Monday, June 15, 2015

headline of the day

My recollection of my drinking exploits on my own wedding day are mainly of being bought a succession of pints - mainly of the excellent Kingstone Gold which I'd specifically organised a few barrels of after a rigorous vetting and tasting process - by various people, having a couple of sips, and then putting them down somewhere in order to attend to some official duty or other or have some photographs taken, and then never picking them up again. All of which meant that I was commendably sober for all of the important stuff up to and including the first dance, although once my official duties were discharged I did get my head down and do some serious quaffing.


An approach which the young (and I do mean young - bride and groom appear to be about twelve) man here might have been well-advised to take, given the spectacle he made of himself.

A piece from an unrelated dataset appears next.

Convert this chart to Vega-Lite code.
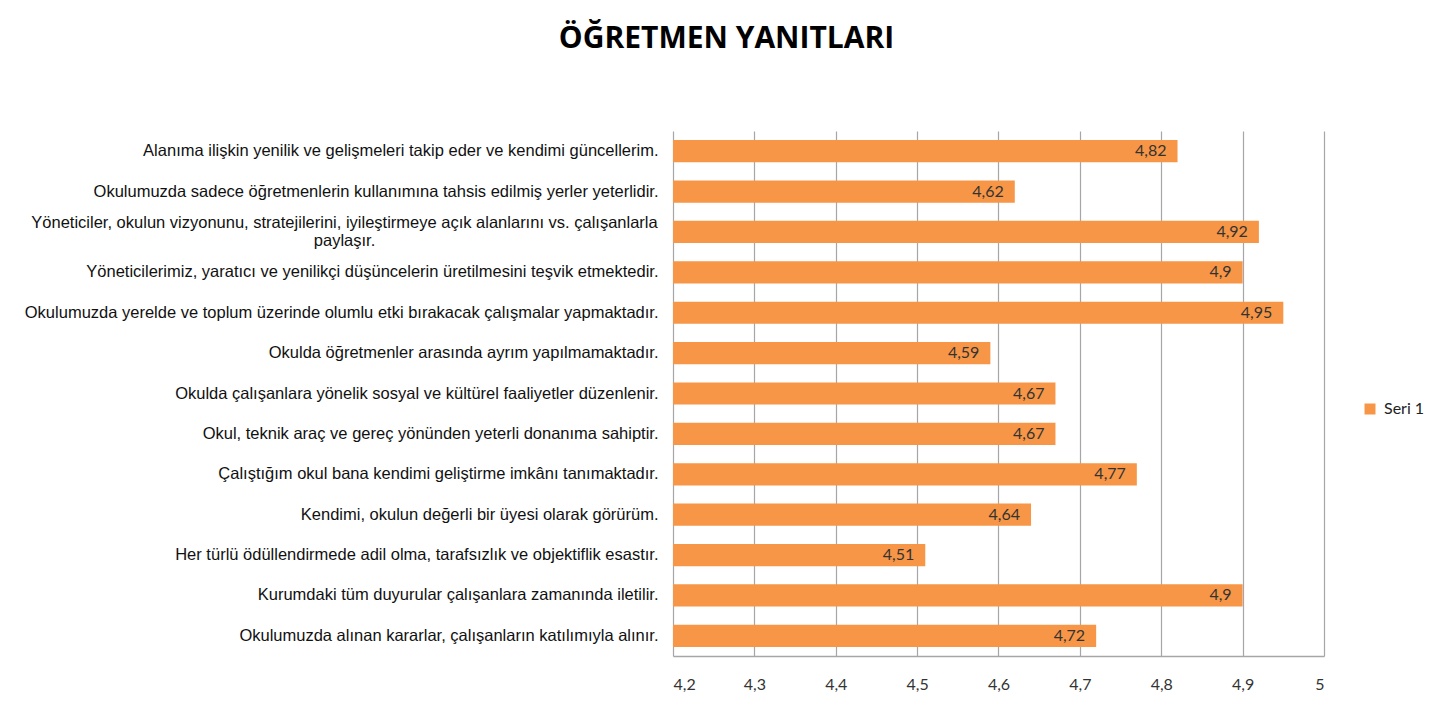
{
  "$schema": "https://vega.github.io/schema/vega-lite/v6.json",
  "width": 651,
  "height": 525,
  "autosize": {"type": "none"},
  "padding": {"left": 673, "top": 131, "right": 107, "bottom": 52},
  "background": "white",
  "title": {
    "text": "ÖĞRETMEN YANITLARI",
    "font": "Open Sans",
    "fontSize": 30,
    "fontWeight": "bold",
    "color": "#000000",
    "anchor": "middle",
    "dx": -272,
    "offset": 77
  },
  "config": {
    "locale": {"number": {"decimal": ",", "thousands": ".", "grouping": [3], "currency": ["", " ₺"]}},
    "view": {"stroke": null}
  },
  "data": {
    "values": [
      {"madde": "Alanıma ilişkin yenilik ve gelişmeleri takip eder ve kendimi güncellerim.", "deger": 4.82, "seri": "Seri 1"},
      {"madde": "Okulumuzda sadece öğretmenlerin kullanımına tahsis edilmiş yerler yeterlidir.", "deger": 4.62, "seri": "Seri 1"},
      {"madde": "Yöneticiler, okulun vizyonunu, stratejilerini, iyileştirmeye açık alanlarını vs. çalışanlarla\npaylaşır.", "deger": 4.92, "seri": "Seri 1"},
      {"madde": "Yöneticilerimiz, yaratıcı ve yenilikçi düşüncelerin üretilmesini teşvik etmektedir.", "deger": 4.9, "seri": "Seri 1"},
      {"madde": "Okulumuzda yerelde ve toplum üzerinde olumlu etki bırakacak çalışmalar yapmaktadır.", "deger": 4.95, "seri": "Seri 1"},
      {"madde": "Okulda öğretmenler arasında ayrım yapılmamaktadır.", "deger": 4.59, "seri": "Seri 1"},
      {"madde": "Okulda çalışanlara yönelik sosyal ve kültürel faaliyetler düzenlenir.", "deger": 4.67, "seri": "Seri 1"},
      {"madde": "Okul, teknik araç ve gereç yönünden yeterli donanıma sahiptir.", "deger": 4.67, "seri": "Seri 1"},
      {"madde": "Çalıştığım okul bana kendimi geliştirme imkânı tanımaktadır.", "deger": 4.77, "seri": "Seri 1"},
      {"madde": "Kendimi, okulun değerli bir üyesi olarak görürüm.", "deger": 4.64, "seri": "Seri 1"},
      {"madde": "Her türlü ödüllendirmede adil olma, tarafsızlık ve objektiflik esastır.", "deger": 4.51, "seri": "Seri 1"},
      {"madde": "Kurumdaki tüm duyurular çalışanlara zamanında iletilir.", "deger": 4.9, "seri": "Seri 1"},
      {"madde": "Okulumuzda alınan kararlar, çalışanların katılımıyla alınır.", "deger": 4.72, "seri": "Seri 1"}
    ]
  },
  "encoding": {
    "y": {
      "field": "madde",
      "type": "nominal",
      "sort": null,
      "scale": {"paddingInner": 0.45, "paddingOuter": 0.225},
      "axis": {
        "title": null,
        "domain": false,
        "ticks": false,
        "labelPadding": {"condition": {"test": "indexof(datum.value, '\\n') >= 0", "value": 329}, "value": 15},
        "labelAlign": {"condition": {"test": "indexof(datum.value, '\\n') >= 0", "value": "center"}, "value": "right"},
        "labelOffset": {"condition": {"test": "indexof(datum.value, '\\n') >= 0", "value": -9}, "value": 0},
        "labelFont": "Liberation Sans",
        "labelFontSize": 16.5,
        "labelColor": "#111111",
        "labelLimit": 800,
        "labelLineHeight": 18,
        "labelExpr": "split(datum.value, '\\n')"
      }
    }
  },
  "layer": [
    {
      "mark": {"type": "bar", "color": "#F79646"},
      "encoding": {
        "x": {
          "field": "deger",
          "type": "quantitative",
          "scale": {"domain": [4.2, 5], "nice": false, "zero": false},
          "axis": {
            "title": null,
            "values": [4.2, 4.3, 4.4, 4.5, 4.6, 4.7, 4.8, 4.9, 5],
            "format": "~g",
            "grid": true,
            "gridColor": "#A6A6A6",
            "gridWidth": 1.2,
            "domain": true,
            "domainColor": "#A6A6A6",
            "domainWidth": 1.5,
            "ticks": false,
            "labelPadding": 20,
            "labelFont": "Lato",
            "labelFontSize": 16,
            "labelColor": "#333333"
          }
        },
        "x2": {"datum": 4.2},
        "color": {
          "field": "seri",
          "type": "nominal",
          "scale": {"range": ["#F79646"]},
          "legend": {
            "title": null,
            "orient": "none",
            "legendX": 689,
            "legendY": 270,
            "symbolType": "square",
            "symbolSize": 121,
            "symbolStrokeWidth": 0,
            "symbolOpacity": 1,
            "labelFont": "Lato",
            "labelFontSize": 16,
            "labelColor": "#222222",
            "labelOffset": 6
          }
        }
      }
    },
    {
      "mark": {"type": "text", "align": "right", "baseline": "middle", "dx": -11, "font": "Lato", "fontSize": 16, "color": "#333333"},
      "encoding": {
        "x": {"field": "deger", "type": "quantitative"},
        "text": {"field": "deger", "type": "quantitative", "format": "~g"}
      }
    }
  ]
}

Still, judging by the headline, his new family didn't hold a grudge and did their best to make him feel welcomed into the family afterwards.


I am reminded of the popular (but probably apocryphal) story involving former footballer Rodney Marsh and legendary England manager Alf Ramsey, supposedly during what turned out to be the last of Marsh's nine appearances for England:
He played a mere nine times for England. There was a reason for that, too. When Alf Ramsey told him, "If you don't work harder I'll pull you off at half time," Marsh replied: "Crikey, Alf, at Manchester City all we get is an orange and a cup of tea." He was never picked again.